Una honesta declaración de principios

En el caso de los gobernantes y de los políticos, decir es otra forma de hacer. A pesar de que lo que se dice son sólo palabras, pueden definir horizontes completamente diferentes. Macri, durante los festejos por el bicentenario de la Independencia, planteó una serie de definiciones que generaron asombro.

Sebastián Fernández
 Juan D. Perón solía decir que "mejor que decir es hacer, y mejor que prometer es realizar". No es una de sus citas más felices ni tampoco una que haga honor al gran orador que fue. Aún lejos del poder, Perón “hizo” mucho a través de su palabra (incluso de su palabra grabada): explicó, definió horizontes y alianzas posibles, generó poder y también lo consolidó.

Ocurre que en el caso de los gobernantes y de los políticos, decir es otra forma de hacer. Por supuesto, enunciar un hospital no equivale a construirlo, pero explicitar objetivos políticos e incluso sueños que parecen lejanos, es una manera de empezar a concretarlos.

Cada vez que declamaba el Preámbulo en los actos de la campaña presidencial de 1983, Raúl Alfonsín enunciaba lo que para él era el drama de la Argentina -la falta de respeto a la Ley- a la vez que proponía una solución: la plena vigencia de la Constitución. Fue un mensaje que ayudó a concretar lo que hasta ese momento nunca había conseguido la UCR, vencer al peronismo en elecciones libres.

Explicar que “pobres hubo siempre”, como solía hacer Carlos Menem, o declarar que "mientras haya un solo pobre en la Patria, nadie puede bajar los brazos" como hizo CFK, son sólo palabras pero definen horizontes completamente diferentes. Menem señala una fatalidad, un dato estadístico al parecer casi inmune a la política. CFK detecta esa realidad pero asume el compromiso de querer superarla a través de la política. Son diagnósticos diferentes que definen al menos expectativas distintas.

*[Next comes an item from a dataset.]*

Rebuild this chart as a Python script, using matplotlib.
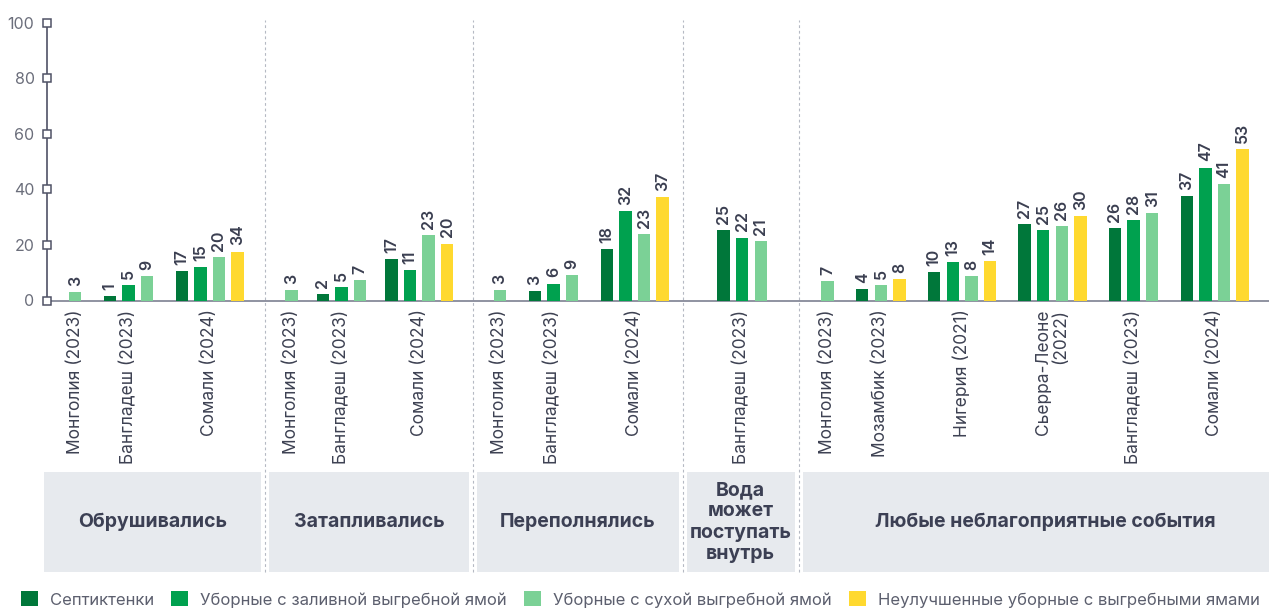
import matplotlib
matplotlib.use("Agg")
import matplotlib.pyplot as plt
from matplotlib.patches import Patch, Rectangle

plt.rcParams['font.family'] = ['Inter', 'DejaVu Sans']

# panels (header boxes) and categories
panels = ["Обрушивались", "Затапливались", "Переполнялись",
          "Вода\nможет\nпоступать\nвнутрь", "Любые неблагоприятные события"]
categories = ["Монголия (2023)", "Бангладеш (2023)", "Сомали (2024)",
              "Монголия (2023)", "Бангладеш (2023)", "Сомали (2024)",
              "Монголия (2023)", "Бангладеш (2023)", "Сомали (2024)",
              "Бангладеш (2023)",
              "Монголия (2023)", "Мозамбик (2023)", "Нигерия (2021)",
              "Сьерра-Леоне\n(2022)", "Бангладеш (2023)", "Сомали (2024)"]
cat_panel = [0, 0, 0, 1, 1, 1, 2, 2, 2, 3, 4, 4, 4, 4, 4, 4]

series_names = ["Септиктенки", "Уборные с заливной выгребной ямой",
                "Уборные с сухой выгребной ямой",
                "Неулучшенные уборные с выгребными ямами"]
colors = ["#00773a", "#00a14f", "#7bd196", "#ffd92f"]

# printed values
septic_val = [None, 1, 17, None, 2, 17, None, 3, 18, 25, None, 4, 10, 27, 26, 37]
flush_val = [None, 5, 15, None, 5, 11, None, 6, 32, 22, None, None, 13, 25, 28, 47]
dry_val = [3, 9, 20, 3, 7, 23, 3, 9, 23, 21, 7, 5, 8, 26, 31, 41]
pit_val = [None, None, 34, None, None, 20, None, None, 37, None, None, 8, 14, 30, None, 53]

# bar heights as drawn
septic_h = [None, 1.7, 10.6, None, 2.3, 14.8, None, 3.4, 18.5, 25.2, None, 4.0, 10.2, 27.5, 26.1, 37.7]
flush_h = [None, 5.6, 12.0, None, 4.9, 11.0, None, 6.1, 32.3, 22.6, None, None, 13.7, 25.4, 28.9, 47.8]
dry_h = [3.1, 8.9, 15.5, 3.6, 7.4, 23.5, 3.6, 9.2, 24.0, 21.5, 7.1, 5.4, 8.8, 26.8, 31.5, 41.9]
pit_h = [None, None, 17.6, None, None, 20.5, None, None, 37.3, None, None, 7.7, 14.3, 30.4, None, 54.4]

yticks = [0, 20, 40, 60, 80, 100]

heights = [septic_h, flush_h, dry_h, pit_h]
values = [septic_val, flush_val, dry_val, pit_val]

# layout, in bar-pitch units
left_pad = [1.52, 1.42, 1.47, 2.2, 1.56]
right_pad = [1.49, 1.36, 1.08, 2.03, 1.42]
group_gap = [0.86, 0.68, 0.875, 0.86, 0.86]
BAR_W = 0.666

bars = []      # (x, height, value, series)
centers = []
seps = [0.0]
x = 0.0
for p in range(len(panels)):
    cats = [i for i, cp in enumerate(cat_panel) if cp == p]
    x += left_pad[p]
    for k, i in enumerate(cats):
        if k > 0:
            x += 1 + group_gap[p]
        xs = []
        for s in range(4):
            if heights[s][i] is None:
                continue
            if xs:
                x += 1
            xs.append(x)
            bars.append((x, heights[s][i], values[s][i], s))
        centers.append(sum(xs) / len(xs))
    x += right_pad[p]
    seps.append(x)

W, H = 1269, 610
fig = plt.figure(figsize=(W / 100, H / 100), dpi=100)
ax_left = 47 / W
ax_w = 1 - ax_left
y0_px, y100_px = 300.5, 22.7
ax = fig.add_axes([ax_left, (H - y0_px) / H, ax_w, (y0_px - y100_px) / H])

for s in range(4):
    bx = [b[0] for b in bars if b[3] == s]
    bh = [b[1] for b in bars if b[3] == s]
    ax.bar(bx, bh, width=BAR_W, color=colors[s], zorder=3)

for bx, bh, bv, s in bars:
    ax.annotate(str(bv), (bx, bh), xytext=(0, 4.5), textcoords='offset points',
                rotation=90, ha='center', va='bottom', fontsize=11.5,
                fontweight='semibold', color='#3b3f51')

ax.set_xlim(0, seps[-1])
ax.set_ylim(0, 100)
ax.set_xticks([])
ax.set_yticks(yticks)
ax.tick_params(axis='y', length=0, pad=9, labelsize=11.5, labelcolor='#6b6e7b')
for sp in ['top', 'right']:
    ax.spines[sp].set_visible(False)
ax.spines['left'].set_color('#4f5266')
ax.spines['left'].set_linewidth(1.2)
ax.spines['bottom'].set_color('#7d8091')
ax.spines['bottom'].set_linewidth(1.2)
ax.plot([0] * len(yticks), yticks, 's', ms=5.2, mfc='white', mec='#4f5266',
        mew=1.1, clip_on=False, zorder=6)

# category labels
lab_off = 9 / (y0_px - y100_px)
for cx, name in zip(centers, categories):
    ax.text(cx, -lab_off, name, transform=ax.get_xaxis_transform(),
            rotation=90, ha='center', va='top', multialignment='right',
            fontsize=12.5, color='#3d4152', linespacing=1.0)

# dashed separators
top_f = (y0_px - 20) / (y0_px - y100_px)
bot_f = (y0_px - 572) / (y0_px - y100_px)
for sx in seps[1:-1]:
    ax.plot([sx, sx], [bot_f, top_f], transform=ax.get_xaxis_transform(),
            color='#b5b9c3', lw=0.8, ls=(0, (2.5, 2.5)), clip_on=False, zorder=1)

# header boxes
hax = fig.add_axes([ax_left, (H - 572) / H, ax_w, 100 / H])
hax.set_xlim(0, seps[-1])
hax.set_ylim(0, 1)
hax.axis('off')
inset = 4 / 18.62
for p, name in enumerate(panels):
    x0 = seps[p] + inset if p > 0 else -0.145
    x1 = seps[p + 1] - inset if p < len(panels) - 1 else seps[-1] + 1
    hax.add_patch(Rectangle((x0, 0), x1 - x0, 1, color='#e7eaee',
                            clip_on=False, lw=0))
    tx = (x0 + x1) / 2 if p < len(panels) - 1 else (x0 + seps[-1]) / 2 + 0.5
    hax.text(tx, 0.5, name, ha='center', va='center',
             fontsize=14, fontweight='bold', color='#3c4054', linespacing=1.24)

# legend
handles = [Patch(facecolor=c, edgecolor='none') for c in colors]
fig.legend(handles, series_names, loc='center left',
           bbox_to_anchor=(21 / W, 1 - 599.5 / H), ncol=4, frameon=False,
           fontsize=12, handlelength=1.0, handleheight=1.0, handletextpad=0.72,
           columnspacing=1.05, borderpad=0, borderaxespad=0, labelcolor='#5c5f6e')

fig.savefig('out.png', dpi=100)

Durante los festejos por el bicentenario de la Independencia, Macri planteó una seria de definiciones que generaron asombro. Ningún presidente había opinado hasta hoy que la independencia de la Corona española pudiera haber generado “angustia” en nuestros próceres, sentimiento que uno relacionaría más con lo que padece un adolescente al irse de la casa paterna antes que con los sentimientos de los políticos decidiendo el destino de una nación. Pero lo más asombroso fue otra declaración: "Cada vez que un gremio consiguió reducir la jornada laboral, todos los argentinos lo asumimos como parte de un costo". En el año del bicentenario de nuestra Independencia, uno de los mensajes de nuestro presidente fue que reducir la jornada laboral, es decir, aumentar el bienestar de sus gobernados, no sólo es una tarea que compete exclusivamente a los sindicatos y no al gobierno sino que, además, es un “costo” que no deberíamos asumir.

Sin embargo, mal que le pese al presidente, la tendencia en Argentina y en el mundo va en el sentido de reducir la jornada de trabajo. De las 12 horas diarias que se trabajaban hasta el siglo XIX, pasamos a la jornada de 8 horas votada durante la segunda presidencia de Yrigoyen. Reducción que generó por supuesto reacciones adversas que también anunciaban costos imposibles de solventar y quiebras tan inminentes como imaginarias. Sin embargo, pese a esa letanía, la productividad no dejó de aumentar, sin contar que ese mayor tiempo libre -ese ocio hasta entonces reservado a la aristocracia- también generó riqueza a través de nuevos consumos populares, como los que produjeron las vacaciones pagas, otro “costo” también criticado.

El pensamiento reaccionario actúa como una fricción constante frente a la ampliación de derechos. La reducción de la jornada de trabajo, las leyes laborales, las vacaciones pagas o el aguinaldo, fueron denunciados en su momento con similares argumentos revestidos de un barniz de seriedad objetiva, desprovista de carga ideológica: eran costos que simplemente no podíamos solventar.

Un enunciado de este tipo es preocupante teniendo en cuenta que el gobierno anunció el envío al Congreso de un proyecto de reforma laboral antes de fin de año. Tal vez los asombros continúen y el oficialismo proponga volver a la jornada laboral de 1816 o a sistemas más tradicionales como la mita o el yanaconazgo.

Pero el anuncio es también una buena noticia: el presidente parece haber dejar de lado la neolengua del PRO, generosa en enunciados vaporosos sobre la felicidad del diálogo y la alegría de trabajar en equipo, y optó por dar definiciones políticas claras.

Es una honesta declaración de principios.